Well let’s just say she would probably just sigh and say,

“Oh, Brittany…I had a feeling something like this would happen…”

Let me start by describing exactly what she would be looking at…I got my nose pierced three months ago in Ireland, this past month in Malawi I changed it from a stud to a ring; I haven’t shaved my legs since the Awakening in Ireland; I, along with my team leader, am not shaving my armpits until final debrief in Thailand (it’s been a month…most of the guys are grossed out); I am also doing something a little bit different with my hair…as of this past month in Malawi I am in the beginning stages of dreadlocks; I also don’t remember the last time I wore make-up…I also am functioning with one-fourth of the clothes I originally came with which means they don’t always match and sometimes they just don’t make sense!

Now if my mother (and most other Americans) isn’t quite repulsed by this visual picture, I know for sure that my sister is!  Although it may seem like I am going for shock factor…I’m not.  That’s not quite where I’m coming from…for the majority of my pre-teen and teenage years, I struggled with low self-image, thinking that I was ugly and unworthy.  Yeah, I know, it is something that most people go through, I am not saying that I am in anyway different, just that I’m over it, it’s behind me.  I define beauty in a different way.  Frankly I have never felt more beautiful in my entire life…I know that now that I have effectively removed all the obvious outward expressions of beauty that the world dictates or desires.  When people see me, they see Christ in me.  My beauty is found in God and God alone.  Like Jesus’ description in Isaiah 53, “he had no beauty or majesty to attract us to him, nothing in his appearance that we should desire him” I desire to look like Christ, I want that it’s the light of Christ that shines the most brightly.

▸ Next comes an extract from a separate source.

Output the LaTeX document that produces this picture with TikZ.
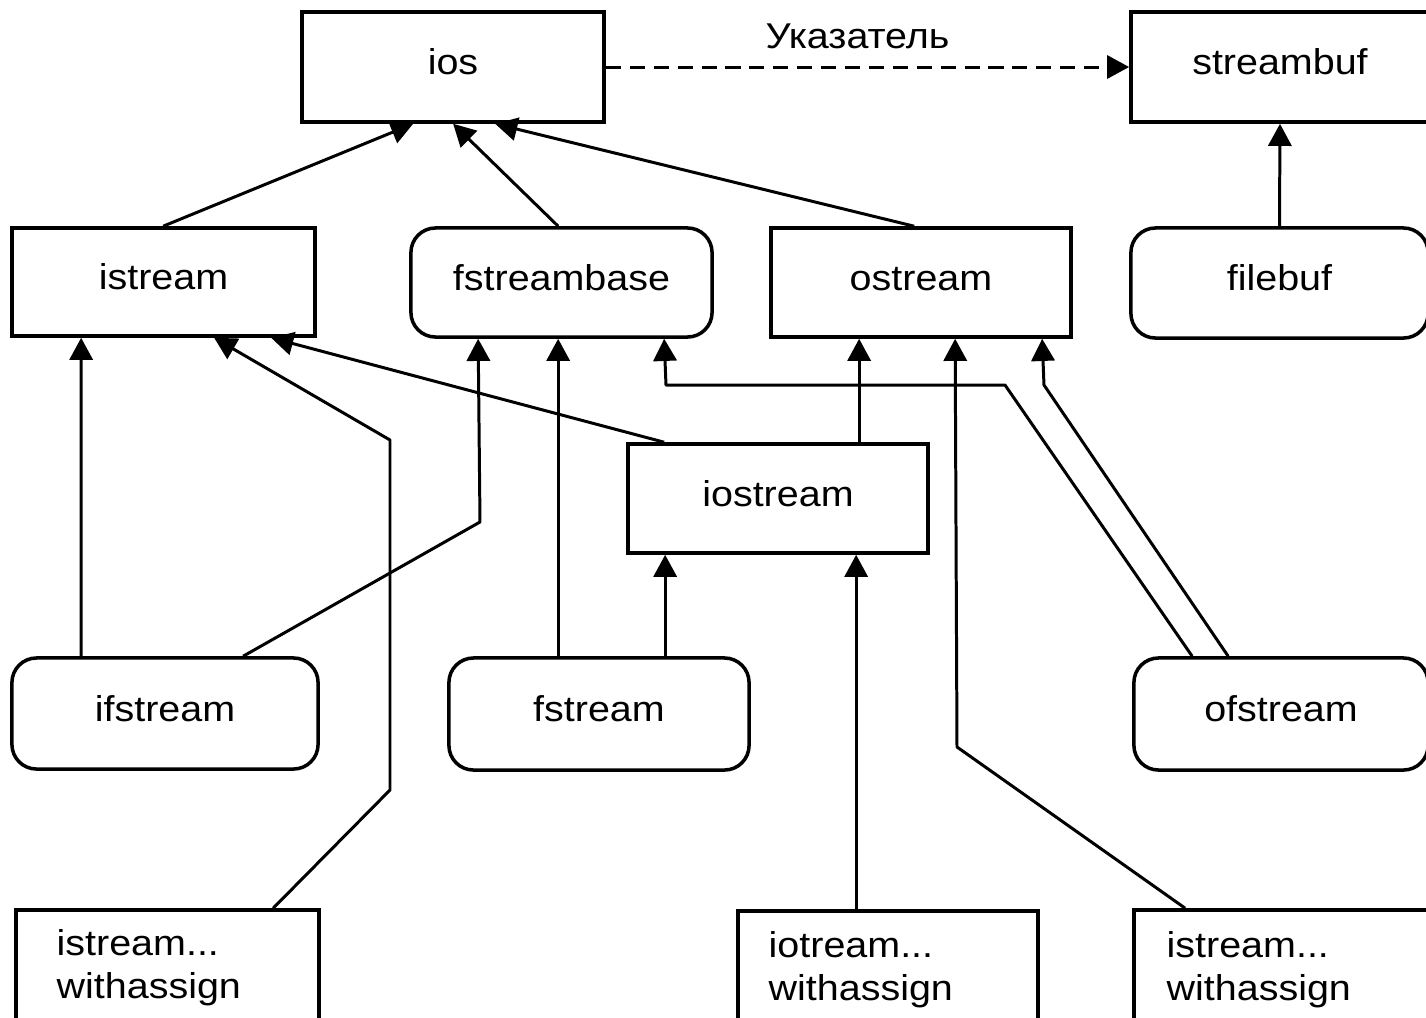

My beauty, my value, my worth…is found in Christ, not in the latest Abercrombie jeans.

I say this not necessarily on a soapbox, not in a tone of conviction, but from freedom.  Sure, now I look more like a World Racer than I did before and I don’t stand out horribly like I might at home…regardless, I am free.  Free from the chains that used to bind me, free from the lies that if only I were thinner, taller, more beautiful, sexier…then things would be easier, more fun, satisfying, fulfilling.  But that’s what they were, lies!  The truth that Christ has spoken over me is that I am worthy, I am loved and I am free.  I was bought by the blood of the Lamb and I am no longer a slave to sin or the Prince of Lies.
 
This year has been and continues to be an exercise in God’s love.  Living in God’s love, loving with God’s love, experiencing God’s love, sharing God’s love, talking about God’s love, relying on God’s love, it’s God’s love that has brought me here, to this place (physical and metaphysical).  And because of his love I can’t wait to go to Swaziland and (verb) LOVE the people who have been left for dead, ignored and neglected.  First and greatest commandment is to Love the LORD, your God with all of your heart, mind and soul…second is to go and love others, Jesus said it…go do it…love is sacrifice.  Love is counter-intuitive.  It doesn’t make sense, who really wants to be vulnerable, to open themselves up for rejection, to do what the world tells you is wrong or stupid.  Christ died for love.  He loved us so much that he, being perfect (without sin) took on the sins of the WHOLE WORLD.  Everything, he took on everything!  That doesn’t make sense!  Why would anyone sacrifice himself for someone who had wronged them?!  LOVE!

“Be imitators of God, therefore, as dearly loved children and live a life of love, just as Christ loved us and gave himself up for us as a fragrant offering and sacrifice to God.” – Ephesians 5:1-2.